Labour’s just too far gone. Practically no-one believes that Labour are going to win the next General Election outright. A few more perhaps think that they might be able to play some sort of role in rallying non-Conservative forces and forming a majority that could lock Theresa May out of No. 10. But let’s face it: neither group is very numerous. There’s never been a Labour Opposition that’s polled this badly. There’s never been a Labour leader (with the possible exception of Michael Foot) who’s this unpopular with the public. Local government by-elections are going badly. Westminster by-election swings are way down on 2011 – the last proper comparator – and the local election results in May were just very, very poor indeedLabour came third in Scotland, when it was a key Corbynite claim that a ‘Left-wing’ offer could ‘win Scotland back’ – as if something as momentous as Labour’s rout there had a one-trick-pony answer. The problem this creates for Labour people actually interested in elections is this: they can’t offer electoral salvation. ‘Owen Smith offers you the chance to lose less badly’ is not a great slogan. ‘Owen Smith: you won’t be routed, and one day you might rise again’: it doesn’t set many hearts aflame. So Labour will march on, knowing that the next time we all see an exit poll it will probably be a grisly, icy, tragic moment of blue-lightning clarity, all the while thinking ‘well, if he’s going to fail, Jeremy must be allowed to fail on his own terms. Then we’ll start again’.

They’re not and they weren’t particularly ruthless, the anti-Corbynites. The so-called ‘coup’ launched in June was really an overlapping series of revolts – partly planned among really hard-core anti-Jezites, in all probably, but across the Soft Left and among large swathes of the councillor base, more of a ‘riot of despair’ than anything else. They could have gone even further. They could have collapsed the Whips’ Office and dissolved the official Opposition altogether. The Parliamentary Party might have elected its own leader and just got on with things, daring members to tear them down. They certainly could have come out and told their stories of disgraceful negligence and downright failure much, much earlier – and in a more concerted way. The fact that they didn’t tells you how much of a ‘coup’ there has really been.

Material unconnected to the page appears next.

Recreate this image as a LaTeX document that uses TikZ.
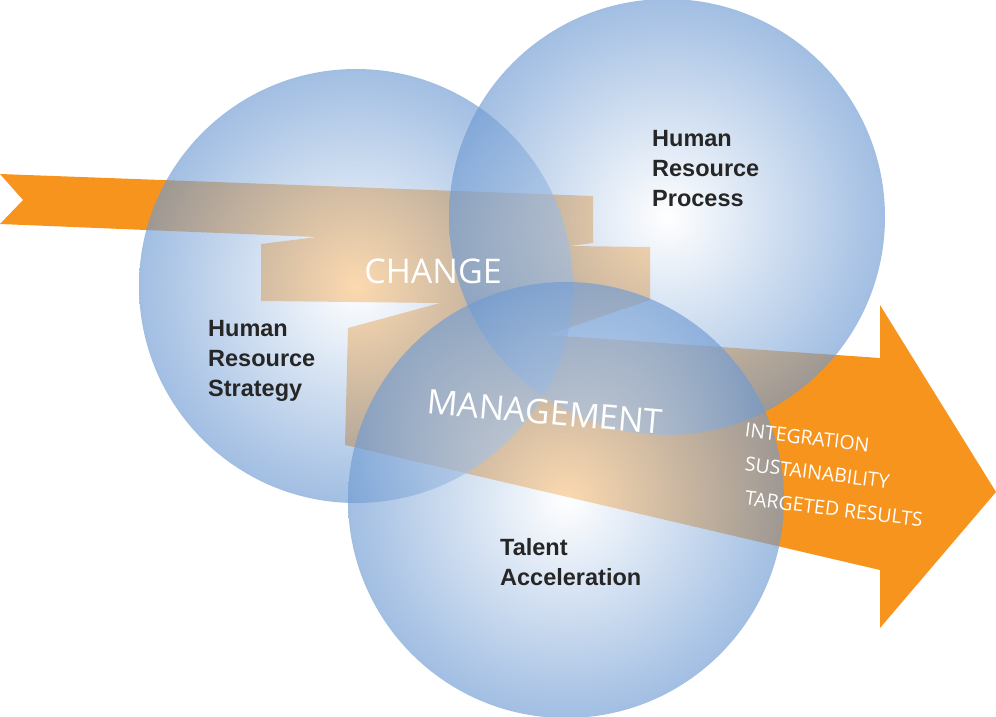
\documentclass[tikz,border=0pt]{standalone}
\usepackage{fontspec}
\setmainfont{Liberation Sans}
\newfontfamily\thin{Open Sans}
\definecolor{org}{HTML}{F7941D}
\definecolor{blu}{HTML}{6F9BD3}
\begin{document}
\begin{tikzpicture}[x=1pt,y=-1pt,
  ball/.style={inner color=white, outer color=blu, opacity=0.65},
  lbl/.style={font=\bfseries\fontsize{23.5}{30}\selectfont, text=black!85, align=left, anchor=north west, inner sep=0pt},
  big/.style={font=\thin\fontsize{34}{36}\selectfont, text=white, inner sep=0pt},
  res/.style={font=\thin\fontsize{19.5}{24}\selectfont, text=white, rotate=-7, anchor=west, inner sep=0pt}]
\useasboundingbox (0,0) rectangle (996,717);
% ribbon
\fill[org] (0,174) -- (593,196) -- (593,243) -- (569,246) -- (650,247) -- (650,300) -- (547,335)
  -- (880,358) -- (880,305) -- (996,492) -- (880,628) -- (880,570) -- (345,445) -- (348,328)
  -- (440,303) -- (261,301) -- (261,244) -- (317,237) -- (0,224) -- (23,200) -- cycle;
% circles
\shade[ball] (356,286) circle (217);
\shade[ball] (667,217) circle (218);
\shade[ball] (566,500) circle (218);
\node[lbl] (p) at (652,130) {Human\\Resource\\Process};
\node[lbl] (s) at (208,320) {Human\\Resource\\Strategy};
\node[lbl] (t) at (500,538) {Talent\\Acceleration};
\node[big] (ch) at (433,271) {CHANGE};
\node[big,rotate=-5] (m) at (545,412) {MANAGEMENT};
\node[res] (r1) at (745,430) {INTEGRATION};
\node[res] (r2) at (745,464) {SUSTAINABILITY};
\node[res] (r3) at (745,498) {TARGETED RESULTS};
\end{tikzpicture}
\end{document}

We can all see, now, just how perilous previously-mainstream Labour’s position really is. In all likelihood electorally irrelevant well into the 2020s, and faced with a wall of totally convinced certainty on the part of their internal adversaries, many anti-Corbynites are probably on the way out whatever they do. There will very likely be a Corbynite leader in the next Parliament – Emily Thornberry, perhaps, Richard Burgon, or Clive Lewis – and there may not be anything that the Labour rebels can do about it. But they can still still perhaps cling on to a little bit of hope, and hang on in there for the next decade they will have to endure, because before them is a good example of a huge political comeback: just how hopeless things looked, just a few years ago, for the insurgent Left that seemed so irrelevant for so long. By thinking – really thinking – while also coalescing around a plausible Party and national leader, by reaching out beyond politics, and by drawing hundreds of thousands, perhaps even millions, of people to the banner of a really inclusive, dynamic, open party that isn’t just for political enthusiasts, they might get a chance to lead again.

For now, they’ve once again been caught in the headlights. They didn’t see any of this coming, and most Labour people would have acted differently if they had. At least now they see the size of their challenge, and they can act accordingly – if they think it’s worth fighting on at all.